::: Input for this task :::

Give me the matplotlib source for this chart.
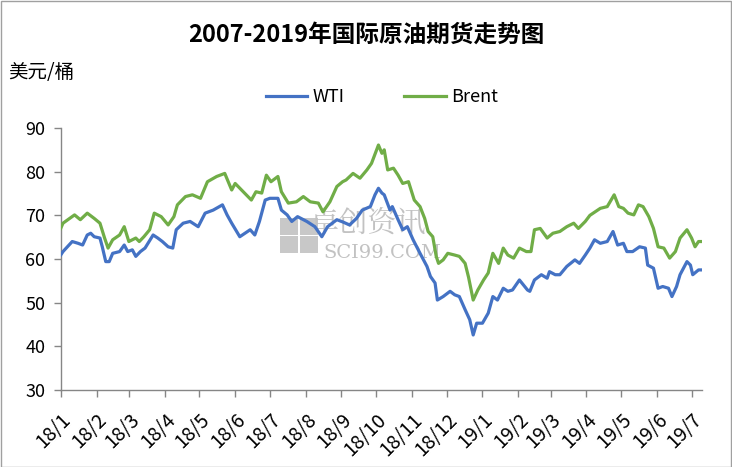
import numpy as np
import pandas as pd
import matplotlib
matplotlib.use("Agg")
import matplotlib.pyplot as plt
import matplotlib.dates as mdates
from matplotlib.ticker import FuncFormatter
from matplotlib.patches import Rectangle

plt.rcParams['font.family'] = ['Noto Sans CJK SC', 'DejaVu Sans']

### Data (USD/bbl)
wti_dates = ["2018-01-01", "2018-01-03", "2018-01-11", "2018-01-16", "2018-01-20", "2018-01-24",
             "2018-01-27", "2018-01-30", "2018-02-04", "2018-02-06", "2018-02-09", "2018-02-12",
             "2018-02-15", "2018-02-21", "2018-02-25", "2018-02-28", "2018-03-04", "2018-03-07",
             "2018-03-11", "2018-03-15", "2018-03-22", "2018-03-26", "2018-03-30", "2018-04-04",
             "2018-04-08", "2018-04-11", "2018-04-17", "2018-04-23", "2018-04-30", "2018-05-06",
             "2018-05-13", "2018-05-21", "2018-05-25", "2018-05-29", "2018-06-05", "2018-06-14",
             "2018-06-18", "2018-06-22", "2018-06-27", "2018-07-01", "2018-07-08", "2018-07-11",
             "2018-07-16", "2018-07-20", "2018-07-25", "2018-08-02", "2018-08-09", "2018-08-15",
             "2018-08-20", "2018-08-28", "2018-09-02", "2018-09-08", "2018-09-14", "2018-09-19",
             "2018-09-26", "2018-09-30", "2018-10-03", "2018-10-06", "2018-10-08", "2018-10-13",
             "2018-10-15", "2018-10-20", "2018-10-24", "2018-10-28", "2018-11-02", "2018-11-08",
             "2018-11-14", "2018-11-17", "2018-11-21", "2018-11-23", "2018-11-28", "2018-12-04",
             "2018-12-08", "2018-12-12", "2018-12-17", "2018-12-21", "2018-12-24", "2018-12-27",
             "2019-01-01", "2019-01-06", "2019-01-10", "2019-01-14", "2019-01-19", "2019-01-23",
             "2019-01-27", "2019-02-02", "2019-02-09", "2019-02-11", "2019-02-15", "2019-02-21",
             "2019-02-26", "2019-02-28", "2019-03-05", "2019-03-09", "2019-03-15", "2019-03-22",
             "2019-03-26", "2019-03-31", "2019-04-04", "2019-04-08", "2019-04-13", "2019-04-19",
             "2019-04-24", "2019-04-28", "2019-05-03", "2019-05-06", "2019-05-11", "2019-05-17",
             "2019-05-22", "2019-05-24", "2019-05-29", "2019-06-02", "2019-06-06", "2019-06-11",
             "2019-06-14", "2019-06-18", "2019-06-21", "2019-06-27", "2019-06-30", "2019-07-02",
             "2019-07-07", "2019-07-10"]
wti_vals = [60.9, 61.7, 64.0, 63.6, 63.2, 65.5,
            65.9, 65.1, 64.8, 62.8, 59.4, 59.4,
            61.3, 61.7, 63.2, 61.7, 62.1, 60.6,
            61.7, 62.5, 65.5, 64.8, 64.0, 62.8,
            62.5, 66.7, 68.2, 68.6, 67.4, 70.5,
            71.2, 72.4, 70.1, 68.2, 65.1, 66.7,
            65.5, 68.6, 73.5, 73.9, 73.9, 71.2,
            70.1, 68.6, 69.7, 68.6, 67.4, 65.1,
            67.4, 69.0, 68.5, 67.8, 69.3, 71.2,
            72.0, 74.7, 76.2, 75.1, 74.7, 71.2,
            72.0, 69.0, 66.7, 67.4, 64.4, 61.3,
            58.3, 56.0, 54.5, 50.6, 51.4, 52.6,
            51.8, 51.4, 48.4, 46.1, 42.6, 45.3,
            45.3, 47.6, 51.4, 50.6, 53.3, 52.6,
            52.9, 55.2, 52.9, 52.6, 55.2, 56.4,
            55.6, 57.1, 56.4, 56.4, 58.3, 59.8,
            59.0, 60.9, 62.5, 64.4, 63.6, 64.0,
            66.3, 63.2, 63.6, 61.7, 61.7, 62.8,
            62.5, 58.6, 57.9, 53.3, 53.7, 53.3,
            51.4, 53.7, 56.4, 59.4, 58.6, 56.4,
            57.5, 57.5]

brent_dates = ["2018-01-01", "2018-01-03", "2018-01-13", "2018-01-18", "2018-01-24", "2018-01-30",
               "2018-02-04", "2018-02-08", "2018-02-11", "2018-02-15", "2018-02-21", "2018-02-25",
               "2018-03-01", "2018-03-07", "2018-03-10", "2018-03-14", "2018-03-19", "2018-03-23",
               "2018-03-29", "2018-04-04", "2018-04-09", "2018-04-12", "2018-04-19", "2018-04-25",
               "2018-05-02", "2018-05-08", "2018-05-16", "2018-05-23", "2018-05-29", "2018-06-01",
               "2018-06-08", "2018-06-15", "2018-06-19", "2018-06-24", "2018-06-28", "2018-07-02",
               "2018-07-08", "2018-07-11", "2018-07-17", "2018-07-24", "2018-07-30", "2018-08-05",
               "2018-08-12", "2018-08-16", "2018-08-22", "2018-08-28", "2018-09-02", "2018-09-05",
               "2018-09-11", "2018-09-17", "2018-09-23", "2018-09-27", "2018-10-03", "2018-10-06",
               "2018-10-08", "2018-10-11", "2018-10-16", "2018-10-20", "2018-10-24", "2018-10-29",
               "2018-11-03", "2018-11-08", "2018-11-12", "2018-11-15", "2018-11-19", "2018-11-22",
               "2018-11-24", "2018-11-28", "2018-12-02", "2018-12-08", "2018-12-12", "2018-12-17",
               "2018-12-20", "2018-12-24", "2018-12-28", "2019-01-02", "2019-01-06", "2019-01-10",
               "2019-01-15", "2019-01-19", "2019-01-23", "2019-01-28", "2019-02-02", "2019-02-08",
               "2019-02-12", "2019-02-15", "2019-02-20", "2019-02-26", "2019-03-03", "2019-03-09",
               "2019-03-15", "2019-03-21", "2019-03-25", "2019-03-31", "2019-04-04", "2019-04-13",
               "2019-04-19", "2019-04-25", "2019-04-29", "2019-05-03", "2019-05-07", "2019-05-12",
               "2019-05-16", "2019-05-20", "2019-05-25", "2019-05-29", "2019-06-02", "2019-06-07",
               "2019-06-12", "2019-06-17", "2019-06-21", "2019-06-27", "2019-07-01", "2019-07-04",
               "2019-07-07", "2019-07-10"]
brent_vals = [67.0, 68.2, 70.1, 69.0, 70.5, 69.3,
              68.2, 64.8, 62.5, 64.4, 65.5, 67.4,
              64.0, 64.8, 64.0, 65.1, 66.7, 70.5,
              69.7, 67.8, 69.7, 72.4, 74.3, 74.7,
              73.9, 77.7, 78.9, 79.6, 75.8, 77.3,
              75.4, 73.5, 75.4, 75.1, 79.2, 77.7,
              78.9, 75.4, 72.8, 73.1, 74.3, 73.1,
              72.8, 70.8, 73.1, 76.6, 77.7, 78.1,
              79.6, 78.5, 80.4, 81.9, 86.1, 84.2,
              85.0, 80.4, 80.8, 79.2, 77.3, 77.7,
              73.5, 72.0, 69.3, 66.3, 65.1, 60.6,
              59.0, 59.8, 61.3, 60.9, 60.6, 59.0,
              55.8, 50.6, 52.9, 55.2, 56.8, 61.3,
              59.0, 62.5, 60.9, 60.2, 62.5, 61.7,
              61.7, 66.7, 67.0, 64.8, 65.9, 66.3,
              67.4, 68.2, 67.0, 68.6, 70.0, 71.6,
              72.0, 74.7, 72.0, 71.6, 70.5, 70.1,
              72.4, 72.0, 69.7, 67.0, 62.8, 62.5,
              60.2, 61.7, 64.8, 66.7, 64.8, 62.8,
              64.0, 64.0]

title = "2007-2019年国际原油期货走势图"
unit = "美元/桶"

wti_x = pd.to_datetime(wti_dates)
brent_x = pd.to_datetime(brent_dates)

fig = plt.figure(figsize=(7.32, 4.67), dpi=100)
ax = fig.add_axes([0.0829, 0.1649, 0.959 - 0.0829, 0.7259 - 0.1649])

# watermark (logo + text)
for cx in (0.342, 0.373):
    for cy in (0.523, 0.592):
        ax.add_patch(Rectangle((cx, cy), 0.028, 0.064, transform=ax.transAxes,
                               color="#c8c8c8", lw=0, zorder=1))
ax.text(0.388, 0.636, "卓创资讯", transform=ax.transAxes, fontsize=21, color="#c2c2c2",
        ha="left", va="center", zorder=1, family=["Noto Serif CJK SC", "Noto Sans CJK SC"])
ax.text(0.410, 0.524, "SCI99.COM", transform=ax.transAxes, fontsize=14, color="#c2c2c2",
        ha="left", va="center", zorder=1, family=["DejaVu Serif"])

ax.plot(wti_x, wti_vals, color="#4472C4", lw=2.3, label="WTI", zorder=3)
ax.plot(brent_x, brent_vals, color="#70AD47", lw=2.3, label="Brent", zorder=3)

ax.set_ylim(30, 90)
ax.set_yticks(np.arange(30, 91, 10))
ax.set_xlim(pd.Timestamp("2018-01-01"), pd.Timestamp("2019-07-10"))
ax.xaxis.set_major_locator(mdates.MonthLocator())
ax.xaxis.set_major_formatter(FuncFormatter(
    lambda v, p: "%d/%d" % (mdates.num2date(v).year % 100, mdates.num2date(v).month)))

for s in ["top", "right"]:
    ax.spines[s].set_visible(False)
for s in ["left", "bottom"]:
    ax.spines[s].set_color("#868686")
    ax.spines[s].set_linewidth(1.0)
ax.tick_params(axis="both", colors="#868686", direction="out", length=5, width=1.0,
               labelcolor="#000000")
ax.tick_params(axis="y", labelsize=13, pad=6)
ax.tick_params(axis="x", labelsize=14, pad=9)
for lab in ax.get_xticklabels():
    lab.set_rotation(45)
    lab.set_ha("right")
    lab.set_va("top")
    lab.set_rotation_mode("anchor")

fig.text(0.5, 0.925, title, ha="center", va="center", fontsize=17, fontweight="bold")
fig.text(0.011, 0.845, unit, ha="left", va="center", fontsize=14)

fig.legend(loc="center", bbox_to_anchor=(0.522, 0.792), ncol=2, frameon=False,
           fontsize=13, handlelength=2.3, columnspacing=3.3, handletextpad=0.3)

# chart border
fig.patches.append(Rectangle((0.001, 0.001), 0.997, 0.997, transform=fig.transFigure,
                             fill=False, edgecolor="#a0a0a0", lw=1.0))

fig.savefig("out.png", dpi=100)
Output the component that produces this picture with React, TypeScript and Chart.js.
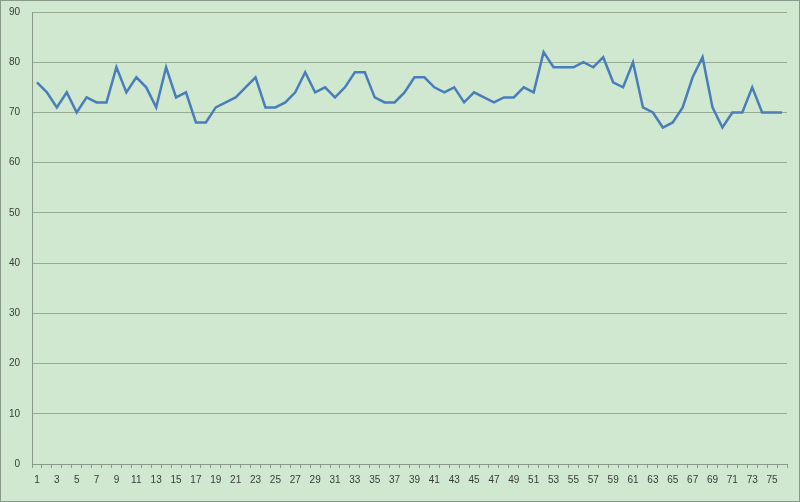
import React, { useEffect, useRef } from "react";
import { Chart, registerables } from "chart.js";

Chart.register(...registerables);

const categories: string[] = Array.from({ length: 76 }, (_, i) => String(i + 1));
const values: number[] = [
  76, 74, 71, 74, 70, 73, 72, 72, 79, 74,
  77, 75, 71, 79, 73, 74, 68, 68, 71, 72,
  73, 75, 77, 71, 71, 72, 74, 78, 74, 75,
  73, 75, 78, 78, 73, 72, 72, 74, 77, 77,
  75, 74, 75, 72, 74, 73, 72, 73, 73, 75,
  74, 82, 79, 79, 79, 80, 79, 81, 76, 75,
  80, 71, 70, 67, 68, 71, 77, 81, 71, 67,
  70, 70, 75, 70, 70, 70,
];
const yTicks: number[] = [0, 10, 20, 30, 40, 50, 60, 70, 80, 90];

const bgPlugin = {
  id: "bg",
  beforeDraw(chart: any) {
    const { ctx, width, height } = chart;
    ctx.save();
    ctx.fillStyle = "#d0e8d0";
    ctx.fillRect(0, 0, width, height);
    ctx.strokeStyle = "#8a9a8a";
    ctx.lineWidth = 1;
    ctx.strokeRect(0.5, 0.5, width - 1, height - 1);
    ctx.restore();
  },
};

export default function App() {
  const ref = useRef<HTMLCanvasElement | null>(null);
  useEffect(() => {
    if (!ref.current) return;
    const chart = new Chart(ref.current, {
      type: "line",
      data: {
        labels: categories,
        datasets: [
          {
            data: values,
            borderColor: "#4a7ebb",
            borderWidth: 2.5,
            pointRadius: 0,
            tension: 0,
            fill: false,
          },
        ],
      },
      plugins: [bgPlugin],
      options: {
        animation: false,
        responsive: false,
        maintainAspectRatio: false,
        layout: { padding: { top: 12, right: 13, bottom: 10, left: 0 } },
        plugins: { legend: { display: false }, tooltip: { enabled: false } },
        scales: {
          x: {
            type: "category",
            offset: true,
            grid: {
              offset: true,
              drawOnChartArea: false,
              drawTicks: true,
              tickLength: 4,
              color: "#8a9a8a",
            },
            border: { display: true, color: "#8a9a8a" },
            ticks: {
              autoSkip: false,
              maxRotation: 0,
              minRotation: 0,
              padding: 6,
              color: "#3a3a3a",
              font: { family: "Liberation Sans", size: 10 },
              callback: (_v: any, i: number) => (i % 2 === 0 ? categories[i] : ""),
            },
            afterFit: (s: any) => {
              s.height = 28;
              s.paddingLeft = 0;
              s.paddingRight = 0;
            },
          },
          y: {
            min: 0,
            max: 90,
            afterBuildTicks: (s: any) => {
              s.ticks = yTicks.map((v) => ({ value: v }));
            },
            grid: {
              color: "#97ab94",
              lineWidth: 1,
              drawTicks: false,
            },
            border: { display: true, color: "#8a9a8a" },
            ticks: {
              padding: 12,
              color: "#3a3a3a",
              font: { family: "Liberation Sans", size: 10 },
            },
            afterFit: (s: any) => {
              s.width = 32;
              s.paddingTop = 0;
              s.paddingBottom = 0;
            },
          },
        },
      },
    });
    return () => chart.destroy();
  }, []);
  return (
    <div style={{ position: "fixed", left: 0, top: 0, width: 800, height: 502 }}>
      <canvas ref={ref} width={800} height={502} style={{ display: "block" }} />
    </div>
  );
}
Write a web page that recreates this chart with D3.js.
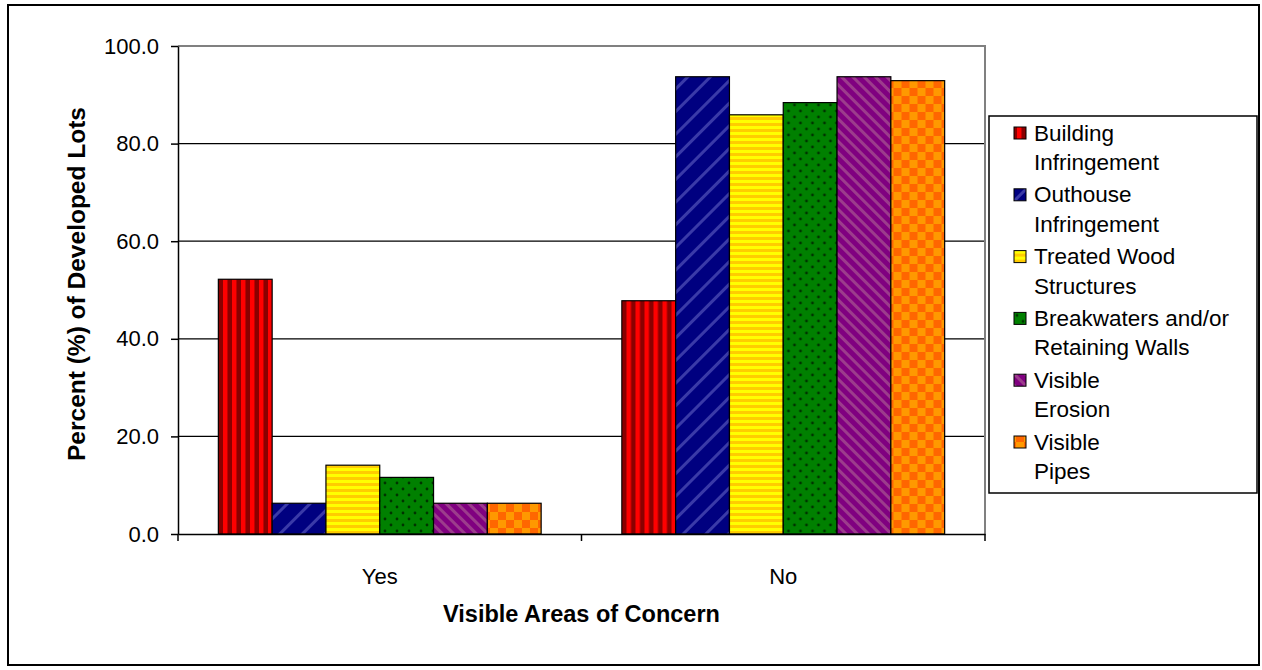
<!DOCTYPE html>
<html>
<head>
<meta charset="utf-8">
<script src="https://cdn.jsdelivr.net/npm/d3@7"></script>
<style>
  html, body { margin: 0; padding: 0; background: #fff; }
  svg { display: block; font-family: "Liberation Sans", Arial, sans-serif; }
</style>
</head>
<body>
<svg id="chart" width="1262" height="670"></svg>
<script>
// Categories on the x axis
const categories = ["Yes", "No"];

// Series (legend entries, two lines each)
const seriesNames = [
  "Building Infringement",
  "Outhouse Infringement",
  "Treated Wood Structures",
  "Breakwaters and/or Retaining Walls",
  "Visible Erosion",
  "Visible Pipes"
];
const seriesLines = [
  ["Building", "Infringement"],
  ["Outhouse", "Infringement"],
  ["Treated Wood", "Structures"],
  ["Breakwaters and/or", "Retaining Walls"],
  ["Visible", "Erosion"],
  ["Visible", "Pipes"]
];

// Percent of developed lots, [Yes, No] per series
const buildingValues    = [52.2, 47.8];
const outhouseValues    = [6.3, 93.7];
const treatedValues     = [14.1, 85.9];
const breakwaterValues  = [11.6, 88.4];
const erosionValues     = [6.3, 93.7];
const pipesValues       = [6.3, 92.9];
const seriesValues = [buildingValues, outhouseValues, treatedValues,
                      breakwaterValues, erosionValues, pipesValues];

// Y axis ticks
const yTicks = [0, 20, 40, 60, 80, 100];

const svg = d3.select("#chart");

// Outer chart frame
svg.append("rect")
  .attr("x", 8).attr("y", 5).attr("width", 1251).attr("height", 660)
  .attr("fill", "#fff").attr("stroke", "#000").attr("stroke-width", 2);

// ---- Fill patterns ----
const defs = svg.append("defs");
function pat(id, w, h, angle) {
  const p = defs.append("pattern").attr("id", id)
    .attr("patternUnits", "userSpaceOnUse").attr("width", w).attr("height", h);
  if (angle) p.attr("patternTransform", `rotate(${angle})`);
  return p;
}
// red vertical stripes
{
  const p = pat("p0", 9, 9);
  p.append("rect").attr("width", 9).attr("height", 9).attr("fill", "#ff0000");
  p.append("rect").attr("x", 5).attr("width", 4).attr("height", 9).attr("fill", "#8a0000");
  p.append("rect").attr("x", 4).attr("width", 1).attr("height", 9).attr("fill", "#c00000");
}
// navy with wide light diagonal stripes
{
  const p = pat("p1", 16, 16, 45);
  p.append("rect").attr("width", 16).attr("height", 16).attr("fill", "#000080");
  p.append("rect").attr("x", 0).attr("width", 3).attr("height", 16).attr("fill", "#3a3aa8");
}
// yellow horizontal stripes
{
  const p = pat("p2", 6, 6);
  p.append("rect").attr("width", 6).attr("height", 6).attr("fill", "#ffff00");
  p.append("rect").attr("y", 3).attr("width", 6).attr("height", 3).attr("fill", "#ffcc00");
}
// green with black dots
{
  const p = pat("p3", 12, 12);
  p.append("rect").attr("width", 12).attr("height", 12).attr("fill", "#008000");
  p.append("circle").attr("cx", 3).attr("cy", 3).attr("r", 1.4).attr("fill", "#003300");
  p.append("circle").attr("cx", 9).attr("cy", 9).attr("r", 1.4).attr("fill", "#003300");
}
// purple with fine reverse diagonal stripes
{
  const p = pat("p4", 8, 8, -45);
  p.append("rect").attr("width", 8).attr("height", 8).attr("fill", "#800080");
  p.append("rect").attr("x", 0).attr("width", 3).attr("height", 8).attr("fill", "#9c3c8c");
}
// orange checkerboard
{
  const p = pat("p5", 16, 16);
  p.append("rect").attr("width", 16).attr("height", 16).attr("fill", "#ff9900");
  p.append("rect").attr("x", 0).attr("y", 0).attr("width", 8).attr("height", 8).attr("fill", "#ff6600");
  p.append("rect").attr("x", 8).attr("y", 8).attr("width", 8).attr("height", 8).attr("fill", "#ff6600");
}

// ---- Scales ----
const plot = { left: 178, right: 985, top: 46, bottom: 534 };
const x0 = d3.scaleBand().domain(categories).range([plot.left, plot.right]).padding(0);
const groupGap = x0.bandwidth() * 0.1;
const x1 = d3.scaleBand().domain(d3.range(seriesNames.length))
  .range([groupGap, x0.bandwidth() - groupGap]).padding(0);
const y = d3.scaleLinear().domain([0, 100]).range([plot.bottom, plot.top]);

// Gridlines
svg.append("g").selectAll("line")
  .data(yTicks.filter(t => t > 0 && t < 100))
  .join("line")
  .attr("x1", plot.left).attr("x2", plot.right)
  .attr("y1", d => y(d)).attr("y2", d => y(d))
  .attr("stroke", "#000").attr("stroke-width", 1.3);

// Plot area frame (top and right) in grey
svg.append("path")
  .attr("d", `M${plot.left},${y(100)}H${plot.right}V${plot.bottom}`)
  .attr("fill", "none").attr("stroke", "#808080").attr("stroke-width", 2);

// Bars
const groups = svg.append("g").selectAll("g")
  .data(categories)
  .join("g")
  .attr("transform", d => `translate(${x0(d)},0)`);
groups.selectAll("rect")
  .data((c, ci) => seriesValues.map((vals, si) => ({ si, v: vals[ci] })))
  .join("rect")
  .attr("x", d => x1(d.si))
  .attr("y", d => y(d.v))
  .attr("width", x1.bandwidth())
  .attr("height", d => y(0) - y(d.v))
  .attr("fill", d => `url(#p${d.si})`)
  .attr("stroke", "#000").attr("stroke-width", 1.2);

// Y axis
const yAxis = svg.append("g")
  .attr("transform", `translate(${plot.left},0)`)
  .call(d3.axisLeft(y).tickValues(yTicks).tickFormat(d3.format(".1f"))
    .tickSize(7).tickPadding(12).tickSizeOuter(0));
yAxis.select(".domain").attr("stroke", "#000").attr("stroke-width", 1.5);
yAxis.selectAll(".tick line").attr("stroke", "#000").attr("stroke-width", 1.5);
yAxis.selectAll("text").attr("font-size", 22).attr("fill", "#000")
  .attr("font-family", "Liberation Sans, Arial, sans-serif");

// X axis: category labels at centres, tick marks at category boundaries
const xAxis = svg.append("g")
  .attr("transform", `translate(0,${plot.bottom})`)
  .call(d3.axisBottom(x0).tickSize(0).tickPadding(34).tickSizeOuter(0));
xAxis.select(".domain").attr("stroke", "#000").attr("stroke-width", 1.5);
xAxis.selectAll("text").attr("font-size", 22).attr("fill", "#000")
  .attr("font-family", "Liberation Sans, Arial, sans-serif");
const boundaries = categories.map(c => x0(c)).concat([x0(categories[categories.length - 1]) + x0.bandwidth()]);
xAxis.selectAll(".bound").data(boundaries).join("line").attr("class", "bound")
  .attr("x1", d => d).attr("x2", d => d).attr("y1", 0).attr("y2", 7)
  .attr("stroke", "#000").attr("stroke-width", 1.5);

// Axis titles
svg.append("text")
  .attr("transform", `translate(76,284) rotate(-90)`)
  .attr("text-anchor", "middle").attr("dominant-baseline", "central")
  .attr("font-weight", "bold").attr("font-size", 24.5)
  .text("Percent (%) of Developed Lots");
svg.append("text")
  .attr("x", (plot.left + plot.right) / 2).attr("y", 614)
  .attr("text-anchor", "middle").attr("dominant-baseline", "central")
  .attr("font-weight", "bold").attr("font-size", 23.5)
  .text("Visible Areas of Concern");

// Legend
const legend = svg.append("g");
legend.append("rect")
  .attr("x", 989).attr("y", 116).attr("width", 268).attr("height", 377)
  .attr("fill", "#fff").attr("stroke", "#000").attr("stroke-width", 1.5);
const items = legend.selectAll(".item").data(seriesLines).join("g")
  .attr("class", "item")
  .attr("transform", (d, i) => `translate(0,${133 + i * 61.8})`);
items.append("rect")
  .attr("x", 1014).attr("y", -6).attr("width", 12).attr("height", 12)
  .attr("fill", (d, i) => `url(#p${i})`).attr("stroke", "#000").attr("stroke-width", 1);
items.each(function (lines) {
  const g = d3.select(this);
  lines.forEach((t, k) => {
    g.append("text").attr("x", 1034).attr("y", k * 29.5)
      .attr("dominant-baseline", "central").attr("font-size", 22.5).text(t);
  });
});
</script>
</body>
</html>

:::

▸ **Description of the task**
Reproduce the data above word for word from its first line through the line that holds "plt.rcParams['font.family'] = ['Noto", both ends included; skip pictures.

▸ **Task solution**
Give me the matplotlib source for this chart.
import numpy as np
import pandas as pd
import matplotlib
matplotlib.use("Agg")
import matplotlib.pyplot as plt
import matplotlib.dates as mdates
from matplotlib.ticker import FuncFormatter
from matplotlib.patches import Rectangle

plt.rcParams['font.family'] = ['Noto Sans CJK SC', 'DejaVu Sans']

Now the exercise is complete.